The basis of EcoMap, available to the public as of today, is its ability to calculate carbon emissions based on zip code. Clicking on the San Francisco zip code 94109 will yield information on the area’s population (55,400), households (33,500), average household size (1.65) and carbon emissions measured in pounds/household/year (32,600 for April 2009). The map also ranks zip codes by carbon emissions, with Twin Peak zip code 94127 ranking the guiltiest (67,944 pounds of CO2 each year).

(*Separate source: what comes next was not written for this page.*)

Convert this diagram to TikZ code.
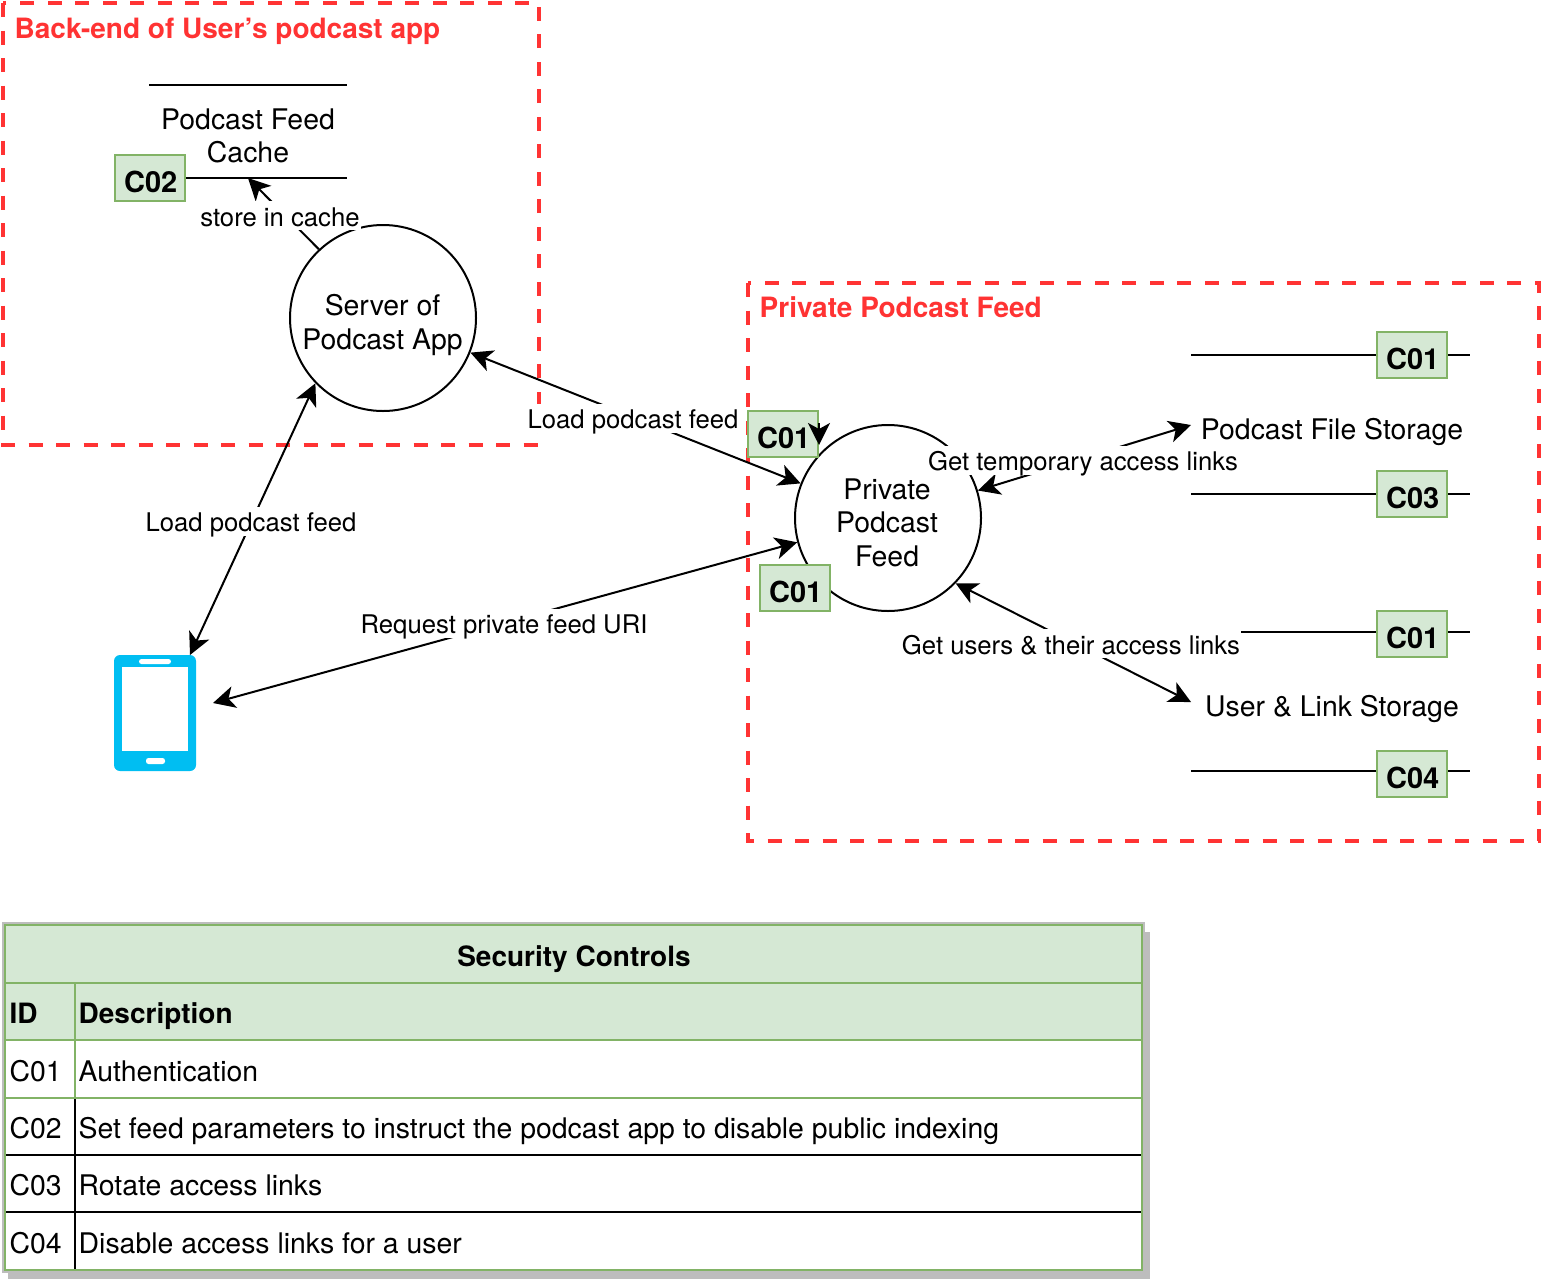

The Urban EcoMap doesn’t just provide emissions data–it also contains carbon-cutting tools. One upcoming tool will let users map a bike route with the fewest hills, and another will provide ride-sharing information. Cisco’s online tool is based on an open platform, so expect lots of third-party applications to surface, especially in tech-heavy San Francisco.
The San Francisco maps will be updated regularly by Cisco as part of a 12-month pilot project. Amsterdam and Seoul will get their own carbon footprint maps later this year, with more cities expected to join the Urban EcoMap program as time goes on.